The drug is almost entirely eliminated by liver metabolism. The 2 main metabolites, the inactive 5′-hydroxy and 6-O-glucuronidated forms, are excreted in urine and bile, respectively. The existence of additional metabolites in human bile has been suggested. Urinary excretion of the 5′-hydroxy metabolite decreases with reduced renal function. The 5′-hydroxy metabolite is detected in plasma in concentrations 1 to 5% of the parent compound and its decline parallels that of the parent compound (formation-rate limitation). Urinary and faecal excretion of unchanged tenoxicam is less than 1% of the administered dose. No significant amounts of unchanged tenoxicam are excreted in bile.

Tenoxicam shows nearly linear pharmacokinetics during multiple-dose administration. The 6 to 18% underestimation of accumulation when predicted from single-dose pharmacokinetic data is thought to be of minor clinical significance.

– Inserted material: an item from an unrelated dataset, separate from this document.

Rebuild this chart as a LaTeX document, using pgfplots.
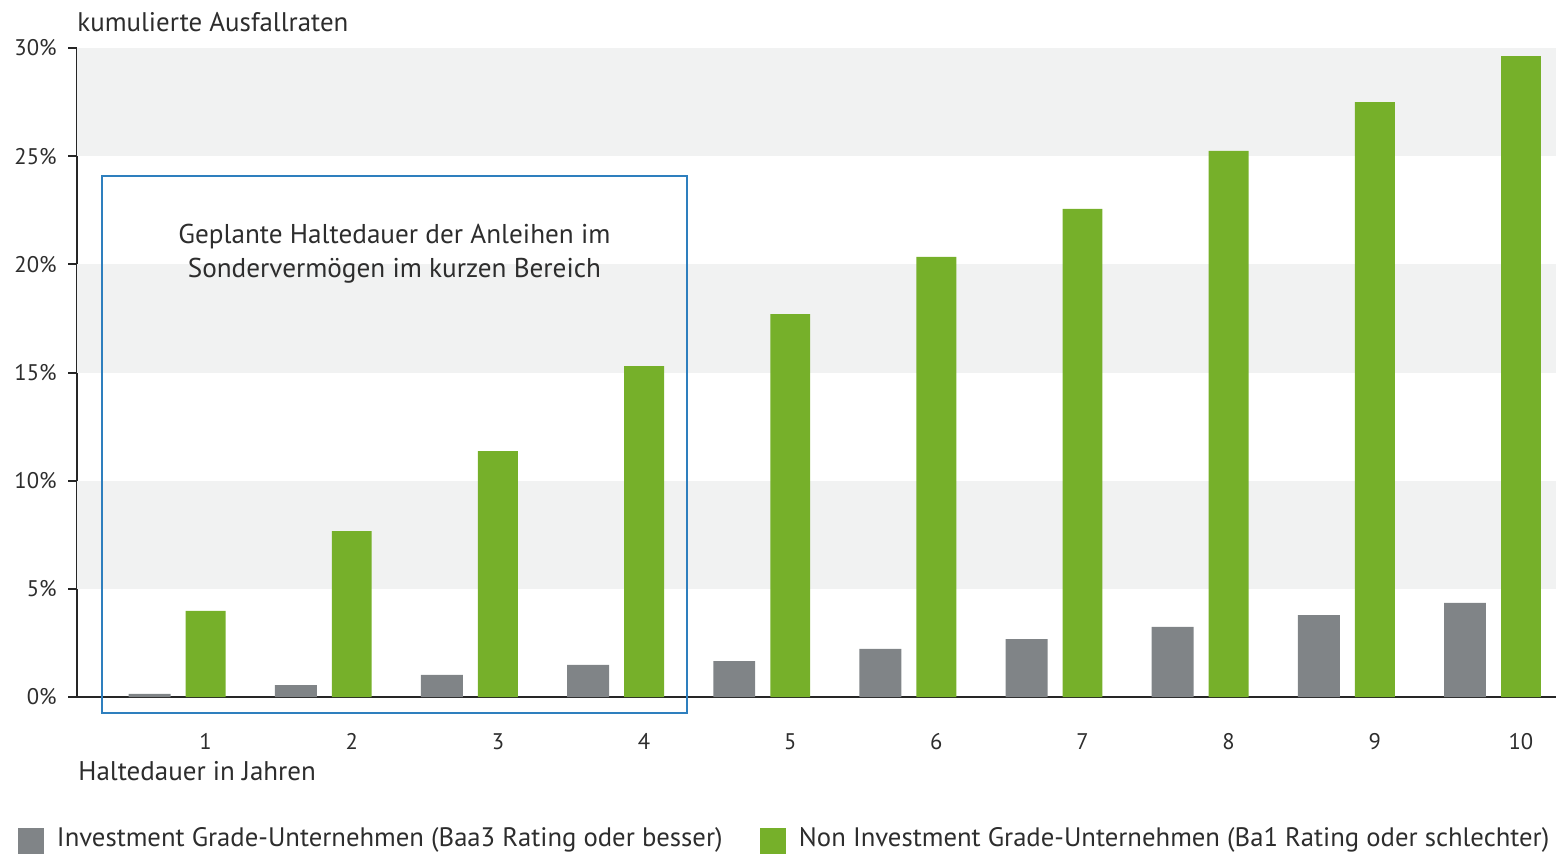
\documentclass[border=0pt]{standalone}
\usepackage{fontspec}
\setmainfont{PT Sans}
\usepackage{pgfplots}
\pgfplotsset{compat=1.18}
\definecolor{barGreen}{RGB}{118,176,42}
\definecolor{barGray}{RGB}{128,132,135}
\definecolor{band}{RGB}{241,242,242}
\definecolor{boxBlue}{RGB}{46,127,190}
\definecolor{txt}{RGB}{45,45,45}
\begin{document}
\begin{tikzpicture}
\useasboundingbox (0,0) rectangle (778pt,429pt);
\begin{axis}[
  at={(38.5pt,80.5pt)}, anchor=south west,
  scale only axis, width=739.5pt, height=324.5pt,
  xmin=0.12, xmax=10.24, ymin=0, ymax=30,
  axis x line*=bottom, axis y line*=left,
  axis line style={-, line width=1pt, black!85},
  xtick={1,...,10}, ytick={0,5,...,30},
  x tick style={draw=none}, y tick style={line width=1pt, black!85},
  tick align=outside, major tick length=4.5pt,
  yticklabel={\pgfmathprintnumber{\tick}\%},
  /pgf/number format/assume math mode=true,
  ticklabel style={font=\fontsize{11.3}{13}\selectfont, text=txt},
  xticklabel style={anchor=north, inner sep=0pt, yshift=-13.5pt},
  yticklabel style={anchor=east, inner sep=0pt, xshift=-5.5pt},
  clip=false,
  title={kumulierte Ausfallraten},
  title style={at={(axis description cs:0,1)}, anchor=base west, yshift=2pt, inner sep=0pt, font=\fontsize{13.45}{16}\selectfont, text=txt},
  xlabel={Haltedauer in Jahren},
  xlabel style={at={(axis description cs:0,0)}, anchor=base west, yshift=-41.5pt, xshift=0.5pt, inner sep=0pt, font=\fontsize{13.5}{16}\selectfont, text=txt},
  legend columns=2,
  legend style={at={(axis description cs:-0.0399,-0.2018)}, anchor=north west, draw=none, fill=none, inner sep=0pt, outer sep=0pt,
    font=\fontsize{13.35}{16}\selectfont, text=txt,
    cells={anchor=base west}, nodes={inner sep=0pt},
    /tikz/column 1/.style={column sep=6.5pt},
    /tikz/column 2/.style={column sep=11.5pt},
    /tikz/column 3/.style={column sep=6.5pt}},
  legend image code/.code={\fill[#1] (0pt,-3.5pt) rectangle (13pt,9.5pt);},
]
% background bands
\fill[band] (axis cs:0.12,25) rectangle (axis cs:10.24,30);
\fill[band] (axis cs:0.12,15) rectangle (axis cs:10.24,20);
\fill[band] (axis cs:0.12,5) rectangle (axis cs:10.24,10);
% highlight box
\draw[boxBlue, line width=1pt] (axis cs:0.289,24.09) rectangle (axis cs:4.295,-0.74);
\node[align=center, anchor=base, inner sep=0pt, font=\fontsize{13.6}{17}\selectfont, text=txt] at (axis cs:2.292,19.37)
  {Geplante Haltedauer der Anleihen im\\Sondervermögen im kurzen Bereich};

\addplot[ybar, bar width=0.287, bar shift=-0.383, fill=barGray, draw=none] coordinates {
  (1,0.14) (2,0.55) (3,1.02) (4,1.48) (5,1.66) (6,2.22) (7,2.68) (8,3.24) (9,3.79) (10,4.35)};
\addlegendentry{\makebox[340pt][l]{Investment Grade-Unternehmen (Baa3 Rating oder besser)}}
\addplot[ybar, bar width=0.273, bar shift=0, fill=barGreen, draw=none] coordinates {
  (1,3.98) (2,7.67) (3,11.37) (4,15.30) (5,17.70) (6,20.34) (7,22.56) (8,25.24) (9,27.50) (10,29.63)};
\addlegendentry{Non Investment Grade-Unternehmen (Ba1 Rating oder schlechter)}
\end{axis}
\end{tikzpicture}
\end{document}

An equal degree of underestimation is found for all categories of individuals investigated, so tenoxicam steady-state concentrations are easily predicted. The long elimination half-life of the drug produces small and similar fluctuations in steady-state concentrations both in plasma and synovial fluid, which should justify single daily doses.

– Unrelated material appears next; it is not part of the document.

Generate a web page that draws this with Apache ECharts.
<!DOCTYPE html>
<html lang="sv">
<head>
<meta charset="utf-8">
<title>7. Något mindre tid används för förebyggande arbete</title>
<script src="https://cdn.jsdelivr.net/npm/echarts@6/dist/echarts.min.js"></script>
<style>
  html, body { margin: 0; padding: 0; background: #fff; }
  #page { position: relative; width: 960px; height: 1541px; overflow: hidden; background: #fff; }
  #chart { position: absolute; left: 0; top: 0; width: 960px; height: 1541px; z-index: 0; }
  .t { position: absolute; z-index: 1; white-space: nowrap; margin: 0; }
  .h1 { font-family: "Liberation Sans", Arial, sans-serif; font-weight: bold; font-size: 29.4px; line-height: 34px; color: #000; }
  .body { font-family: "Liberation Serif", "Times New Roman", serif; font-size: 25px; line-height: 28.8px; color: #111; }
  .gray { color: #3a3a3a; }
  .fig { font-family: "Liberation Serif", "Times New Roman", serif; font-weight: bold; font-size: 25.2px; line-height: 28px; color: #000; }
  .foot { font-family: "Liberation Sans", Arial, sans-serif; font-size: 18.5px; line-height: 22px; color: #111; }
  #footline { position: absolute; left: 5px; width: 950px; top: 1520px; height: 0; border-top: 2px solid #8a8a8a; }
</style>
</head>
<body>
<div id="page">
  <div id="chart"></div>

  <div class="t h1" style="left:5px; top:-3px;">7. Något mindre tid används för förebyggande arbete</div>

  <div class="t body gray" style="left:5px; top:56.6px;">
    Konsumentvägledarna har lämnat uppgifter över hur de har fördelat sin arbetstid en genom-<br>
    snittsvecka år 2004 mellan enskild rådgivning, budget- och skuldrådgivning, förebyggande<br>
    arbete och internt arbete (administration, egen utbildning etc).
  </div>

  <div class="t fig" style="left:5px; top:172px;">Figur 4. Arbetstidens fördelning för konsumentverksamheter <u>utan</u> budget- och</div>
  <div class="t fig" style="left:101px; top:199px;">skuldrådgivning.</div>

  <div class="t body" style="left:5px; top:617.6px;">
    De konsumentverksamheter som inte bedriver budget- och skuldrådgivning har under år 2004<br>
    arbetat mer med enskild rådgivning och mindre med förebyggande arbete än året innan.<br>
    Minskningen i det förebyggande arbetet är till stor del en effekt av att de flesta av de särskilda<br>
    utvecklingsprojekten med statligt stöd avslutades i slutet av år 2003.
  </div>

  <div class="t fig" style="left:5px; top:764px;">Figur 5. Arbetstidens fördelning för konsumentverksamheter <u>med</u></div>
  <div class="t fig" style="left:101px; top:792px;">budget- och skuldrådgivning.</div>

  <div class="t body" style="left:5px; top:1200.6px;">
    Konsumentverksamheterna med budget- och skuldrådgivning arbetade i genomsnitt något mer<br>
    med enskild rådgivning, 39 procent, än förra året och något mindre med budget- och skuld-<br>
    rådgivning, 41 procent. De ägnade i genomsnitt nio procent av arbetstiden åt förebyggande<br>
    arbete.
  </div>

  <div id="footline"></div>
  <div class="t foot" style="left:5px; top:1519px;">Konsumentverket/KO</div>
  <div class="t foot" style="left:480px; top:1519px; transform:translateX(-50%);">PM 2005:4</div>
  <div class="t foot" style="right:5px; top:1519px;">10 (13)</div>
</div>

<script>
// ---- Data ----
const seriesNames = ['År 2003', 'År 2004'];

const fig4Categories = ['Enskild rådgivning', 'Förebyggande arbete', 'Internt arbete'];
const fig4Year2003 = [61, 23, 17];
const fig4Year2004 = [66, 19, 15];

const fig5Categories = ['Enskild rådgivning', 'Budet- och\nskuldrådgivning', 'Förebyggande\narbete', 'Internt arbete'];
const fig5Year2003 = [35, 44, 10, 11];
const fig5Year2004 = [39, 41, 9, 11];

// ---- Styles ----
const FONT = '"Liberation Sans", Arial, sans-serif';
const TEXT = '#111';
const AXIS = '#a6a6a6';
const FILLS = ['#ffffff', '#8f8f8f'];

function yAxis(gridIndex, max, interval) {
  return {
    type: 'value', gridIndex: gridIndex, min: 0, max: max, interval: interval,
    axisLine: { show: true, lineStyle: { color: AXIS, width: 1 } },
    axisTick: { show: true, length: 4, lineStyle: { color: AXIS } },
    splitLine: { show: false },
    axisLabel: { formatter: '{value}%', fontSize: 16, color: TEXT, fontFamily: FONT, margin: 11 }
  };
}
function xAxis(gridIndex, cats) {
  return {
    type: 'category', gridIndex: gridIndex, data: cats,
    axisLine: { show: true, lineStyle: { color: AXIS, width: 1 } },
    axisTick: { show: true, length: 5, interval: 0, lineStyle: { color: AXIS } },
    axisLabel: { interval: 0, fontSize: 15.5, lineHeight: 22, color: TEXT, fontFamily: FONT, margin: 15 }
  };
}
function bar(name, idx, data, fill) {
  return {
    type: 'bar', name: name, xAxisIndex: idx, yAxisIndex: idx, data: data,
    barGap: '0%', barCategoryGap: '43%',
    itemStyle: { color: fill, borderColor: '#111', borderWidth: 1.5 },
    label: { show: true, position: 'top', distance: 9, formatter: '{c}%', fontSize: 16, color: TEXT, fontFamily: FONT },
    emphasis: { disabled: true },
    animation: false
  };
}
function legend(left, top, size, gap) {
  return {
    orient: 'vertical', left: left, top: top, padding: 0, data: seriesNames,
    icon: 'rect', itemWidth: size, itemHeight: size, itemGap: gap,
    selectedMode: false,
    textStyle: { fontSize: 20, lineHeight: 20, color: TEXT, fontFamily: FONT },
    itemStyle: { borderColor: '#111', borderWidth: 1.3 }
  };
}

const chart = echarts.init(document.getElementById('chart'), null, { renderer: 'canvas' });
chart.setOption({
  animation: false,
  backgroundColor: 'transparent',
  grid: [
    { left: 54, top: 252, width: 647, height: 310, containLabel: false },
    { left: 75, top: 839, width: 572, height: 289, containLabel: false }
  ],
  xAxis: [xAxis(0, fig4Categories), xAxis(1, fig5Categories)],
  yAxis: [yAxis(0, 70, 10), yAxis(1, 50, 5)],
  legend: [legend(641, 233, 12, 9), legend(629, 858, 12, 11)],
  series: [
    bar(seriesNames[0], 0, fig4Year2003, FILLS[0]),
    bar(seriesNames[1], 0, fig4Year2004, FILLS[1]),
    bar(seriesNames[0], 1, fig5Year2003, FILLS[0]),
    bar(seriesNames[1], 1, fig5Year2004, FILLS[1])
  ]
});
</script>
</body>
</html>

Apart from a protein-binding displacement interaction with aspirin (acetylsalicylic acid), tenoxicam demonstrates a low interaction profile with most other drugs. However, high plasma bilirubin concentrations (>100 to 200 μmol/L) may predispose patients to displacement of tenoxicam from plasma albumin binding sites.

No significant differences have been demonstrated in either single- or multiple-dose pharmacokinetics of tenoxicam in healthy volunteers, patients with rheumatic or inflammatory diseases, renal failure, liver cirrhosis (single-dose studies only) or in the elderly. Thus, no dosage adjustments seem justified for these patients on the basis of pharmacokinetics. However, some attention should be paid to long term treatment of patients with liver disease, especially those patients with elevated plasma bilirubin.